The cases relied upon by defendants are not controlling for they involve a total absence from the claim of a means of locating the claimants, or that with such omission actual knowledge by the city is not enough. Here, however, the face of the claim gives the city the information necessary to find claimants.

The judgment is reversed.

Gibson, C.J., Schauer, J., and Spence, J., concurred.

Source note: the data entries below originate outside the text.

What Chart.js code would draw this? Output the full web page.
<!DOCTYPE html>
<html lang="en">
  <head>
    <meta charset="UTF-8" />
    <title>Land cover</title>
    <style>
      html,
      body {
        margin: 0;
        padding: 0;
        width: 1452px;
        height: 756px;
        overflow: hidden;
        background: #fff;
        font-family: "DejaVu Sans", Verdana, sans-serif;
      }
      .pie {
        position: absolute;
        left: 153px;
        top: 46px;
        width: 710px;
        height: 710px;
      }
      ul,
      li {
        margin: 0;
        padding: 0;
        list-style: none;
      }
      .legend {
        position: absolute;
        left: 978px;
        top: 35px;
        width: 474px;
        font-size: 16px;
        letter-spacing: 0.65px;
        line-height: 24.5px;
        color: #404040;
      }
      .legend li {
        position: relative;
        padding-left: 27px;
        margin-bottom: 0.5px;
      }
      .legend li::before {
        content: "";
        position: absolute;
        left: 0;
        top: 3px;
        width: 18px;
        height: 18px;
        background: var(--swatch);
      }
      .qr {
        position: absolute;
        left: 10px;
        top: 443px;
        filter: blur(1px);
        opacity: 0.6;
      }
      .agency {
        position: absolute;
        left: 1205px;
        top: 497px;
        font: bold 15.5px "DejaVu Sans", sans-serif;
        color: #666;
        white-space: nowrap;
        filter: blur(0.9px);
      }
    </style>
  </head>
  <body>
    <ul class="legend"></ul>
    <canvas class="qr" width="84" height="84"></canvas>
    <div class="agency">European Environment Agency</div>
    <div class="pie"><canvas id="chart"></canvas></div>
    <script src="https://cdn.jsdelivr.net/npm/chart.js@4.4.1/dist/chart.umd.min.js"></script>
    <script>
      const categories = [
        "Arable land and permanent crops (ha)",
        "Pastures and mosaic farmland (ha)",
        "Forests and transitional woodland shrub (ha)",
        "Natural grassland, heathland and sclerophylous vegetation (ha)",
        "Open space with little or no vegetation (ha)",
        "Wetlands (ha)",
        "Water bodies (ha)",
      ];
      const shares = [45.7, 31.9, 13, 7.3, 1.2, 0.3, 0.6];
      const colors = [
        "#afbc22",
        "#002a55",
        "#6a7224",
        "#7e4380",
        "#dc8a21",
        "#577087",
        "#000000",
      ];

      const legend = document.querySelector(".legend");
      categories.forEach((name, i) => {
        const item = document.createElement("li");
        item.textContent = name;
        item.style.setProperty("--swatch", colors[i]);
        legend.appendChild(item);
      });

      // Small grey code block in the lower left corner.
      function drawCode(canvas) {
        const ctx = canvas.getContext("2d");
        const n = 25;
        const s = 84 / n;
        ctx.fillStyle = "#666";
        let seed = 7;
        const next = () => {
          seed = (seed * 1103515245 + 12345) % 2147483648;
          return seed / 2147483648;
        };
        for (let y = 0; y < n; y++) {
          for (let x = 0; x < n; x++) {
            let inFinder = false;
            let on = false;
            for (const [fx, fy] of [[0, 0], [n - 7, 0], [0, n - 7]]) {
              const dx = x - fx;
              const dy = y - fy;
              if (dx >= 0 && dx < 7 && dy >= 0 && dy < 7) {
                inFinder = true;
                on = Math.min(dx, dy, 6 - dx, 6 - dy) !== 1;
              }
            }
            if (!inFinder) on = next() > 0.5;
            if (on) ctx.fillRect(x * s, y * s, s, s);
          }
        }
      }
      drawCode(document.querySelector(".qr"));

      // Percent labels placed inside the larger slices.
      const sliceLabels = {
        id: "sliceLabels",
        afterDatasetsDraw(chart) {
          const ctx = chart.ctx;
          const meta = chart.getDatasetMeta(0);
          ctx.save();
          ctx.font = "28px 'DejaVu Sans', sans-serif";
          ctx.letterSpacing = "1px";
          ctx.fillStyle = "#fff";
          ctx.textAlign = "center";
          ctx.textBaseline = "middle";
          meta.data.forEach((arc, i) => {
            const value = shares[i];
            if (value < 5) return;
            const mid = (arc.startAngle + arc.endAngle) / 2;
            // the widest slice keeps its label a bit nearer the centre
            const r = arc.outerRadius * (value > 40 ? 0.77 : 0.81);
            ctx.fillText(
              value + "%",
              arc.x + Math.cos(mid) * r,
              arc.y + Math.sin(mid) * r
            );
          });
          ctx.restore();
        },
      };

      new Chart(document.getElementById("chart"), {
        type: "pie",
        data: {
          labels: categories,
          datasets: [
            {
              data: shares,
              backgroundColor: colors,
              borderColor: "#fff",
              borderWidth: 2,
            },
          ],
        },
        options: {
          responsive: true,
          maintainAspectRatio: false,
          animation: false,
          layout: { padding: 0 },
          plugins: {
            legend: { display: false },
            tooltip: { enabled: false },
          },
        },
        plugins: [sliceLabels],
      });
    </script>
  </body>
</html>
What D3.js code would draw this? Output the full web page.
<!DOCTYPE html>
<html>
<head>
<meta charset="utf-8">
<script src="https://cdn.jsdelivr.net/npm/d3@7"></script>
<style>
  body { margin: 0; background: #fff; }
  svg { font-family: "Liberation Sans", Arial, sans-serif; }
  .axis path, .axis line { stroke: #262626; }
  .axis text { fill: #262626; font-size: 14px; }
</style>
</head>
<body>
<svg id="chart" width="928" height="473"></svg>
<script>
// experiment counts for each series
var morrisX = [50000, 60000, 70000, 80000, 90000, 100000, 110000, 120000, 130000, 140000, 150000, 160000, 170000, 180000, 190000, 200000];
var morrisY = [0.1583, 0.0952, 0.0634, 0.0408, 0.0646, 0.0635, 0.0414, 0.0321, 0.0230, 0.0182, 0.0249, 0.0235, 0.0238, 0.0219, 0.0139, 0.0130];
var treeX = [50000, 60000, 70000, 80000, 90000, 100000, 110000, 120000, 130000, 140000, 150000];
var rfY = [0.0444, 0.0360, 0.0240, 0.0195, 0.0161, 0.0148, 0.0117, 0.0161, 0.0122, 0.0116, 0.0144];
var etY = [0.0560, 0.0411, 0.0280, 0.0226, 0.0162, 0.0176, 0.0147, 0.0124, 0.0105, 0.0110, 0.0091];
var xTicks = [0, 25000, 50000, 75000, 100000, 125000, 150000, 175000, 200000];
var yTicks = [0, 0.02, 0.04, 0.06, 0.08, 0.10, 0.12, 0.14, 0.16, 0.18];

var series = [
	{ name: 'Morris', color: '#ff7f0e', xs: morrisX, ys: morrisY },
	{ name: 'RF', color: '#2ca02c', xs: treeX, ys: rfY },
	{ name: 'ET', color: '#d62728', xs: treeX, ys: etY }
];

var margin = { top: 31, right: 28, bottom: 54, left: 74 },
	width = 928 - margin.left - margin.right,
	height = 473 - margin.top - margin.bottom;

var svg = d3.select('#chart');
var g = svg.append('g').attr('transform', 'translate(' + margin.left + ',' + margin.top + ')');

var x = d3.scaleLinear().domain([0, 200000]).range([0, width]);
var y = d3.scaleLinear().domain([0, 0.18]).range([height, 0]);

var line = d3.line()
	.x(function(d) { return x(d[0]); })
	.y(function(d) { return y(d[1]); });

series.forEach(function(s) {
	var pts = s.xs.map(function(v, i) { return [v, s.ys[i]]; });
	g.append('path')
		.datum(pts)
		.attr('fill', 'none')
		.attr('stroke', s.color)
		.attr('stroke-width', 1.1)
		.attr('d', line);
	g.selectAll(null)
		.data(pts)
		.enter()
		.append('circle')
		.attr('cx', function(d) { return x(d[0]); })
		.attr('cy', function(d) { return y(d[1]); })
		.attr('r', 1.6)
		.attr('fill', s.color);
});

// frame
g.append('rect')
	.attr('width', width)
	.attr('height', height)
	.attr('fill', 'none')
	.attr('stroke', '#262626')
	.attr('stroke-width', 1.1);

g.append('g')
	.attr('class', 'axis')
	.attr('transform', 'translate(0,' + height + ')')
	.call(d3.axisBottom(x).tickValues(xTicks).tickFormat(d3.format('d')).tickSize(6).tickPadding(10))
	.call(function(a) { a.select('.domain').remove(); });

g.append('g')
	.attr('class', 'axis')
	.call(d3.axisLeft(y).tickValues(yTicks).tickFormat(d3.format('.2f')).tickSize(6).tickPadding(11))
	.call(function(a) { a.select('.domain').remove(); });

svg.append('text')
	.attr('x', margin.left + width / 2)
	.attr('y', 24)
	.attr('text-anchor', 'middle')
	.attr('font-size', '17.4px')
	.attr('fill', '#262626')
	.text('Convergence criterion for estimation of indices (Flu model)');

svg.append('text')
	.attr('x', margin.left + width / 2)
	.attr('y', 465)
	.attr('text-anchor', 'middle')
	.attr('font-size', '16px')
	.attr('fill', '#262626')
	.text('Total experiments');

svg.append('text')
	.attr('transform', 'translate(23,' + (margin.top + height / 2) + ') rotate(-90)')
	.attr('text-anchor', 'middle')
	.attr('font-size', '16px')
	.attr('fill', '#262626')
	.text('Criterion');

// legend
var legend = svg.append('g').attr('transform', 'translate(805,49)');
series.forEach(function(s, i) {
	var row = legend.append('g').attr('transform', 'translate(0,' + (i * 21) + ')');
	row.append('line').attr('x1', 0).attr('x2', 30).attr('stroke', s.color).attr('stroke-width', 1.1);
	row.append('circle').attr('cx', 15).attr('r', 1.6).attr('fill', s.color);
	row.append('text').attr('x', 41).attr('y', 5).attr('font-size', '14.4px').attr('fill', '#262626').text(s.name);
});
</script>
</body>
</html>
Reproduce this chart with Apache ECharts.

I cannot follow the reasoning upon which the court bases the conclusion that the plaintiffs substantially [35 Cal. 2d 403] complied with section 1982 of the Government Code which requires that "The claim shall specify the name and address of the claimant. ..." It is said that the statutory requirement was met because, in their written statement filed with the city, they declared that it was "Signed at Lakeside or La Mesa." But the mention of these places, with the additional information that the amount of the damages claimed "... includes the expense of numerous trips to San Diego from Lakeside for various therapy treatments ..." does not fill the specific mandate of the statute.

Certainly the facts stated in the claim do not bring it within the rule of the decisions which have held compliance to be substantial when information was given from which the claimant's address could be readily obtained. For example, in two cases the address of claimant's counsel was given. (Uttley v. City of Santa Ana, 136 Cal. App. 23 [28 P.2d 377]; Stewart v. City of Rio Vista, 72 Cal. App. 2d 279 [164 P.2d 274].) In another, the claim was against a school district and a recovery was allowed upon a claim by "Walter Ridge, a minor, who is a student at said Boulder Creek Union High School" because a letter addressed to the pupil at the school would reach him and he could be located at the school the major portion of each day. (Ridge v. Boulder Creek etc. School Dist., 60 Cal. App. 2d 453 [140 P.2d 990].) But in the present case no compliance whatever is shown. The plaintiffs did not state a residence in either of the towns named. From all that appears, they could have been residents of San Francisco who for a short period of time were temporarily in La Mesa or Lakeside. Even if it be inferred that the claimants live in one of the two towns named, it is doubtful that the Legislature ever intended to impose upon a municipality the burden of finding a claimant with no further information than that he resides in a certain city.

If the true purpose of the code provision is to give the city an opportunity to locate the claimant and possibly negotiate a settlement after investigation of the claim, the address of the claimant should be given with a degree of certainty which will provide more than an inference. In Eppstein v. City of Berkeley, 52 Cal. App. 2d 395 [126 P.2d 365], the address of the claimant was not included in the verified claim, and in Hall v. City of Los Angeles, 19 Cal. 2d 198 [120 P.2d 13], there was no statement of the place where the accident occurred. In each case the claim was held to be fatally defective, although [35 Cal. 2d 404] the omitted information was within the actual knowledge of the city.

The court now relies upon the fact that the city of San Diego does not contend that it was misled or prejudiced by the failure to comply with the code provision. But, as indicated by the Eppstein and Hall cases, such a showing is not a necessary part of the municipality's defense. The point is also made that La Mesa and Lakeside are only 11 miles apart and contain a population of 1,500 and 3,925, respectively. Judicial notice may be taken of the fact that any 1940 census for California towns was unreliable at the time of the accident which occasioned this litigation, and a claimant should be required to give some specific information by which he may be located. A liberal construction of section 1982 does not mean complete nullification of it in its most important requirement.

For these reasons I would affirm the judgment as to the individual defendant and reverse it as to the city.

Shenk, J., and Traynor, J., concurred.